Blocher: Damit geben Sie die Selbstbestimmung unseres Landes weit gehend auf. Wenn Sie wollen, dass die Schweiz ein Kanton der EU werden soll, dann sagen Sie das. Wer will die Kompetenzen, die die Kantone an den Bund abgegeben haben, an Brüssel abgeben? Die Schweizer Kantone waren damals – nach einem Bürgerkrieg – nicht überlebensfähig. Die Schweiz aber kann überleben, sie ist wirtschaftlich und freiheitlich sehr gesund.
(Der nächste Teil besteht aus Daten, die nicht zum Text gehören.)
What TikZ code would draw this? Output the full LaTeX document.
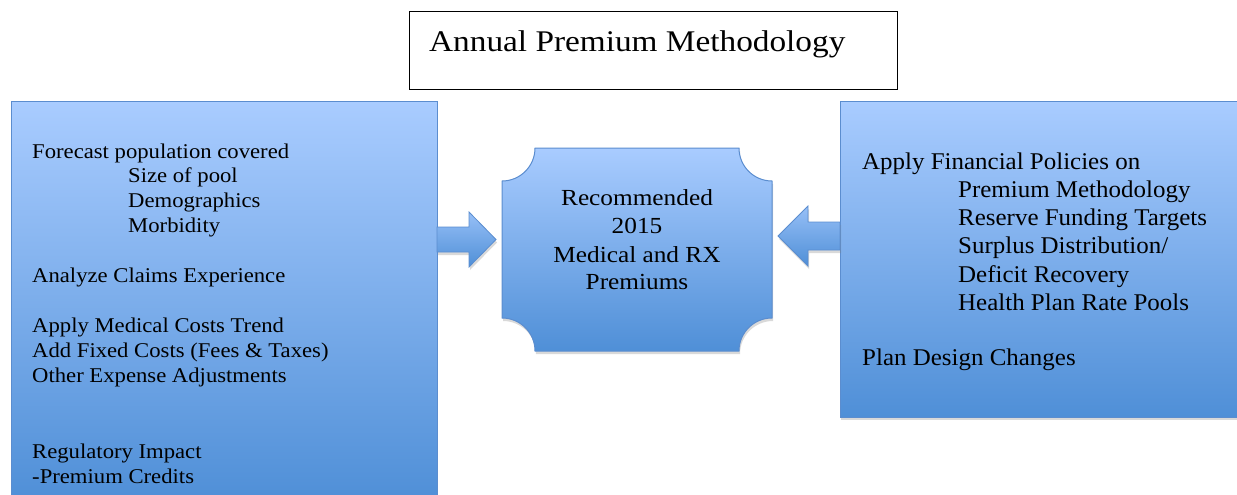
\documentclass[tikz,border=0pt]{standalone}
\usepackage{fontspec}
\setmainfont{Liberation Serif}
\newfontfamily\leftface[FakeStretch=1.08]{Liberation Serif}
\newfontfamily\rightface[FakeStretch=1.04]{Liberation Serif}
\newfontfamily\centreface[FakeStretch=1.10]{Liberation Serif}
\newfontfamily\titleface[FakeStretch=1.11]{Liberation Serif}
\usetikzlibrary{calc,shadows}
\definecolor{boxtop}{HTML}{A9CCFF}
\definecolor{boxbot}{HTML}{4F8FD7}
\definecolor{boxline}{HTML}{5B8DCF}
\begin{document}
\begin{tikzpicture}[x=1pt,y=-1pt,
  panel/.style={draw=boxline, line width=1pt, top color=boxtop, bottom color=boxbot,
    inner sep=0pt, outer sep=0pt, anchor=north west,
    drop shadow={shadow xshift=1pt, shadow yshift=-3pt, opacity=0.3}},
  blockarrow/.style={draw=boxline, line width=0.8pt, top color=boxtop!80!boxbot, bottom color=boxbot,
    drop shadow={shadow xshift=1pt, shadow yshift=-3pt, opacity=0.3}},
  ltxt/.style={anchor=base west, inner sep=0pt, font=\leftface\fontsize{21}{25}\selectfont},
  rtxt/.style={anchor=base west, inner sep=0pt, font=\rightface\fontsize{24}{28}\selectfont},
  ctxt/.style={anchor=base, inner sep=0pt, font=\centreface\fontsize{23}{28}\selectfont},
  ttxt/.style={anchor=base west, inner sep=0pt, font=\titleface\fontsize{30}{36}\selectfont}]
\useasboundingbox (0,0) rectangle (1237,495);
\clip (0,0) rectangle (1237,495);

% title
\node[draw=black, line width=1.2pt, minimum width=488pt, minimum height=78pt,
  inner sep=0pt, anchor=north west] (title) at (409,11) {};
\node[ttxt] (ttl) at (429,52) {Annual Premium Methodology};

% side panels
\node[panel, minimum width=426pt, minimum height=400pt] (L) at (11,101) {};
\node[panel, minimum width=410pt, minimum height=316pt] (R) at (840,101) {};

% centre plaque
\path[panel, draw=boxline]
  (535,148) -- (739,148) arc[start angle=180, end angle=270, radius=33pt]
  -- (772,318) arc[start angle=90, end angle=180, radius=33pt]
  -- (535,351) arc[start angle=0, end angle=90, radius=33pt]
  -- (502,181) arc[start angle=270, end angle=360, radius=33pt] -- cycle;

% block arrows into the plaque
\path[blockarrow] (L.east |- 0,227) -- (469,227) -- (469,212) -- (496,239.5)
  -- (469,267) -- (469,252) -- (L.east |- 0,252) -- cycle;
\path[blockarrow] (R.west |- 0,222) -- (808,222) -- (808,206) -- (778,236)
  -- (808,266) -- (808,250) -- (R.west |- 0,250) -- cycle;

% left panel text
\node[ltxt] (l1) at (32,158) {Forecast population covered};
\node[ltxt] (l2) at (128,182) {Size of pool};
\node[ltxt] (l3) at (128,207) {Demographics};
\node[ltxt] (l4) at (128,232) {Morbidity};
\node[ltxt] (l5) at (32,282) {Analyze Claims Experience};
\node[ltxt] (l6) at (32,332) {Apply Medical Costs Trend};
\node[ltxt] (l7) at (32,357) {Add Fixed Costs (Fees \& Taxes)};
\node[ltxt] (l8) at (32,382) {Other Expense Adjustments};
\node[ltxt] (l9) at (32,458) {Regulatory Impact};
\node[ltxt] (l10) at (32,483) {-Premium Credits};

% centre text
\node[ctxt] (c1) at (637,205) {Recommended};
\node[ctxt] (c2) at (637,233) {2015};
\node[ctxt] (c3) at (637,262) {Medical and RX};
\node[ctxt] (c4) at (637,289) {Premiums};

% right panel text
\node[rtxt] (r1) at (862,169) {Apply Financial Policies on};
\node[rtxt] (r2) at (958,197) {Premium Methodology};
\node[rtxt] (r3) at (958,225) {Reserve Funding Targets};
\node[rtxt] (r4) at (958,253) {Surplus Distribution/};
\node[rtxt] (r5) at (958,282) {Deficit Recovery};
\node[rtxt] (r6) at (958,310) {Health Plan Rate Pools};
\node[rtxt] (r7) at (862,365) {Plan Design Changes};
\end{tikzpicture}
\end{document}
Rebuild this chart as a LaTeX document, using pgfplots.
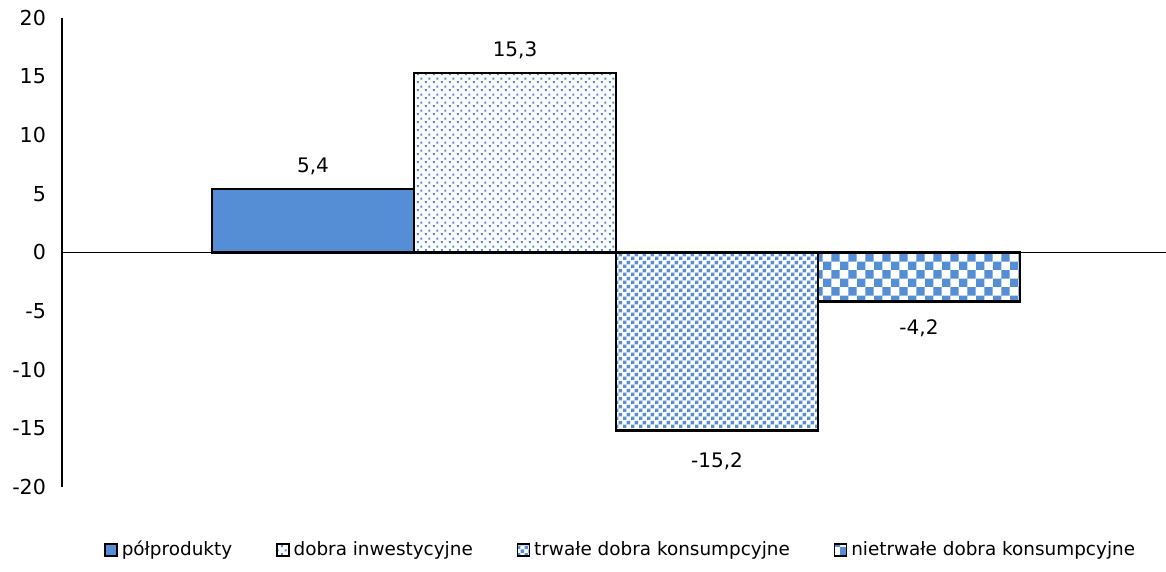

Da geht man doch nicht hin und sagt, wir geben uns auf und werfen uns in die Arme derer, die eine ganz andere Konzeption haben als wir.
Darf man ein Nein zu dieser Initiative als Nein zum EU-Beitritt interpretieren oder muss man nicht fairerweise sagen, dass ein Teil des Neins sich nur gegen die sofortige Aufnahme von Verhandlungen richtet?
Blocher: Ich hoffe, dass auch viele grundsätzliche EU-Befürworter Nein stimmen werden, wie dies ja auch Bundesrat und Parlament empfehlen. Wichtig ist, dass die Europa-Initiative am 4. März abgelehnt wird. Sicher wird dann das Ergebnis verschieden interpretiert. Die Europa-Initiative will einen sofortigen EU-Beitritt. Wird sie abgelehnt, ist der Beitritt für die nächsten Jahre vom Tisch.
Läubli: Richtig, Herr Blocher, wenn die Initiative abgelehnt wird, ist der EU-Beitritt vorerst vom Tisch. Aber die Diskussion über das Verhältnis der Schweiz zur EU wird unweigerlich weitergehen – weil sich zeigen wird, dass sich eine Isolierung der Schweiz nicht auszahlt.